If you’ve been involved in any way with a Pay Per Click (PPC) campaign, you are doubtedlessly familiar with its major concepts, including keywords, the text used in your ad and of course, the landing page. Although getting any of these three just right can result in succesful results, it is only when you optimize all three, for each other, that you can experience truly impressive improvements in your conversion rates as well as your cost per conversion.
In the creation of a PPC campaign, one of the first steps is the research of keywords most probably used by potential customers in their search for the product or service you provide. A lot of time and money can be spent researching the keywords which fit the demographics of the ideal buyer and once found, profitable keywords are practically considered trade secrets. A good keyword will attract a buyer looking for your product and will deliver him to a Search Engine Results Page (SERP), where he will see both organic and paid results. The paid results are the text ads, usually found at the top or the right hand side of the results page.

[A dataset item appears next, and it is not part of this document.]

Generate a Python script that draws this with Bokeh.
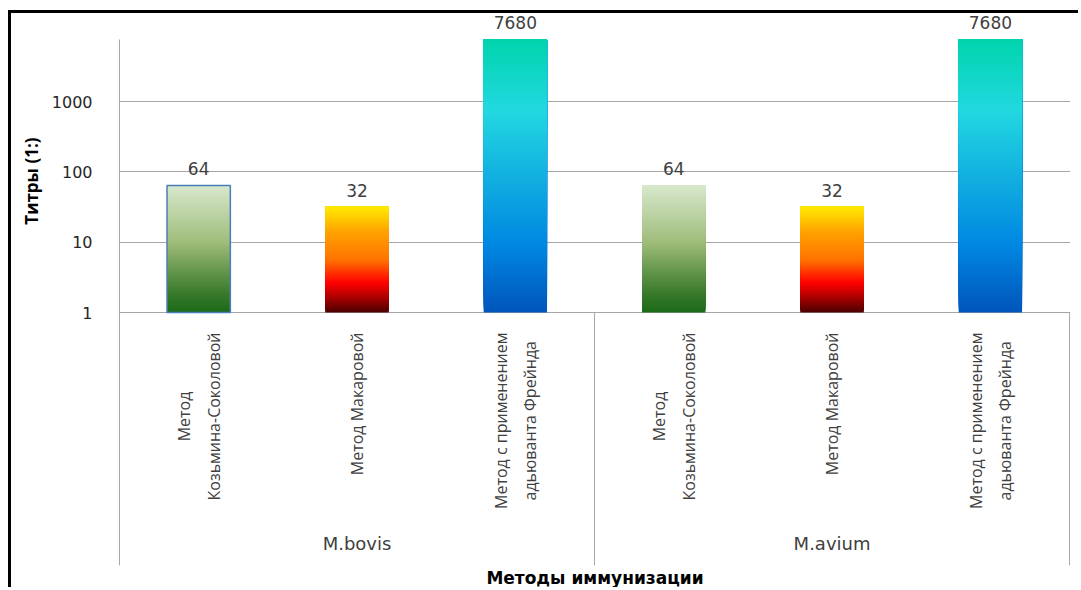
import numpy as np
from bokeh.plotting import figure
from bokeh.models import FixedTicker, Range1d, ColumnDataSource, Title
from bokeh.core.properties import value
from bokeh.embed import file_html
from bokeh.resources import INLINE

# ---------------- data ----------------
groups = ["M.bovis", "M.avium"]
methods = ["Метод\nКозьмина-Соколовой", "Метод Макаровой", "Метод с применением\nадьюванта Фрейнда"]
bovis_titers = [64, 32, 7680]
avium_titers = [64, 32, 7680]
y_ticks = [1, 10, 100, 1000]
y_tick_labels = ["1", "10", "100", "1000"]
y_title = "Титры (1:)"
x_title = "Методы иммунизации"

# gradient stops per method: (fraction from bottom, colour)
gradients = [
    [(0.0, "#1a6a18"), (0.15, "#3a7a2c"), (0.35, "#6a9a50"), (0.55, "#9fbc7a"), (0.75, "#b8d0a0"), (1.0, "#d8e8cc")],
    [(0.0, "#4a0000"), (0.15, "#b00000"), (0.28, "#ff0000"), (0.5, "#ff7400"), (0.75, "#ffa000"), (1.0, "#ffea00")],
    [(0.0, "#0055bb"), (0.25, "#0088e2"), (0.5, "#12b0e0"), (0.74, "#22d8e0"), (1.0, "#00d4ac")],
]

# ---------------- layout constants (pixels) ----------------
PX_DECADE = 70.33
PX_ABOVE_ONE = 298
PX_BELOW_ONE = 253
y_start = 10 ** (-PX_BELOW_ONE / PX_DECADE)
y_end = 10 ** (PX_ABOVE_ONE / PX_DECADE)
GRID = "#a6a6a6"
TXT = "#404040"


def hex2rgb(h):
    h = h.lstrip("#")
    return np.array([int(h[i:i + 2], 16) for i in (0, 2, 4)], dtype=float)


def interp_color(stops, f):
    for (f0, c0), (f1, c1) in zip(stops[:-1], stops[1:]):
        if f0 <= f <= f1:
            t = 0 if f1 == f0 else (f - f0) / (f1 - f0)
            c = hex2rgb(c0) * (1 - t) + hex2rgb(c1) * t
            return "#%02x%02x%02x" % tuple(int(round(v)) for v in c)
    return stops[-1][1]


p = figure(width=1070, height=577,
           x_range=Range1d(0, 6.006), y_range=Range1d(y_start, y_end),
           y_axis_type="log", output_backend="svg", toolbar_location=None,
           min_border_left=108, min_border_right=11, min_border_top=1, min_border_bottom=25)
p.styles = {"margin-left": "8px", "margin-top": "10px",
            "border-top": "3px solid #000000", "border-left": "3px solid #000000"}
p.outline_line_color = None
p.background_fill_color = "white"
p.border_fill_color = "white"

# grid
p.xgrid.visible = False
p.ygrid.ticker = FixedTicker(ticks=y_ticks)
p.ygrid.grid_line_color = GRID
p.ygrid.grid_line_width = 1

# y axis
p.yaxis.ticker = FixedTicker(ticks=y_ticks)
p.yaxis.major_label_overrides = dict(zip(y_ticks, y_tick_labels))
p.yaxis.bounds = (y_start, max(bovis_titers + avium_titers))
p.yaxis.axis_line_color = GRID
p.yaxis.major_tick_line_color = None
p.yaxis.minor_tick_line_color = None
p.yaxis.major_label_standoff = 21
p.yaxis.major_label_text_font = "DejaVu Sans"
p.yaxis.major_label_text_font_size = "16px"
p.yaxis.major_label_text_color = "#262626"

# y title, placed over the upper (value) part of the plot
ytitle = Title(text=y_title, align="right", offset=123, standoff=12,
               text_font="Open Sans", text_font_style="bold",
               text_font_size="17px", text_color="#000000")
p.add_layout(ytitle, "left")

# x axis: only the title
p.xaxis.ticker = FixedTicker(ticks=[])
p.xaxis.axis_line_color = None
p.xaxis.major_tick_line_color = None
p.xaxis.minor_tick_line_color = None
p.xaxis.axis_label = x_title
p.xaxis.axis_label_text_font = "DejaVu Sans"
p.xaxis.axis_label_text_font_style = "bold"
p.xaxis.axis_label_text_font_size = "17px"
p.xaxis.axis_label_text_color = "#000000"
p.xaxis.axis_label_standoff = 2

# ---------------- bars (gradient built from stacked slices) ----------------
BAR_W = 0.4
N = 100
all_vals = [bovis_titers, avium_titers]
seg = dict(left=[], right=[], bottom=[], top=[], color=[])
centers, vals, cats = [], [], []
for gi, g in enumerate(groups):
    for mi, m in enumerate(methods):
        xc = gi * len(methods) + mi + 0.5
        v = all_vals[gi][mi]
        centers.append(xc)
        vals.append(v)
        cats.append(m)
        lt = np.log10(v)
        # each slice reaches to the bar's top; later (higher) slices cover the
        # upper part, so no seams appear between slices
        for k in range(N):
            seg["left"].append(xc - BAR_W / 2)
            seg["right"].append(xc + BAR_W / 2)
            seg["bottom"].append(10 ** (lt * k / N))
            seg["top"].append(v)
            seg["color"].append(interp_color(gradients[mi], (k + 0.5) / N))

p.quad(left="left", right="right", bottom="bottom", top="top",
       fill_color="color", line_color=None,
       source=ColumnDataSource(seg))

# selection outline on the first bar (as in the original)
p.quad(left=[centers[0] - BAR_W / 2], right=[centers[0] + BAR_W / 2],
       bottom=[1], top=[vals[0]], fill_color=None,
       line_color="#4a7ebb", line_width=1.5)

# value labels
p.text(x=centers, y=vals, text=[str(v) for v in vals],
       text_align="center", text_baseline="bottom", y_offset=-10,
       text_font=value("DejaVu Sans"), text_font_size="17px", text_color=TXT)

# category separators below the axis
n_m = len(methods)
sep_x = [n_m * (i + 1) for i in range(len(groups))]
p.segment(x0=sep_x, y0=[y_start] * len(sep_x), x1=sep_x, y1=[1] * len(sep_x),
          line_color=GRID, line_width=1)

# rotated category labels
p.text(x=centers, y=[1] * len(centers), text=cats, angle=np.pi / 2,
       anchor="center_right", text_align="center", y_offset=20,
       text_line_height=1.35,
       text_font=value("Open Sans"), text_font_size="16px", text_color=TXT)

# group labels
p.text(x=[n_m * (i + 0.5) for i in range(len(groups))], y=[1] * len(groups),
       text=groups, text_align="center", text_baseline="middle", y_offset=231,
       text_font=value("DejaVu Sans"), text_font_size="18px", text_color=TXT)

open("out.html", "w").write(file_html(p, INLINE))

Several paid text ads are usually found on each SERP, each vying for the attention (and hence the click) of the search engine user. The choice of words for an ad, combined with its placement on the page will determine how often an ad is clicked. There is a whole science and art behind the creation of text ads, but for it to be successful, it is vital that the ad maintains a continuity of concept, not only with the keyword, but with the future landing page that the visitor will be taken to if he clicks on the ad.
The landing page is of course where the visitor lands on your website. With few exceptions, this should be a page, deeper within your site which very specifically answers the question the user asked when he typed in his query into the search engine. A very common mistakes is to have visitors land on the home page, and this is rarely specific enough to maintain the interest of the visitor and he will simply leave the site.
As mentioned previously, you may be able to increase your conversion rate by having one great component, such as the keyword, while the other two components are not quite up to par. Having two is clearly better, but when all three align, you can achieve serious improvements in your conversion rates and of course, your cost per conversion as well.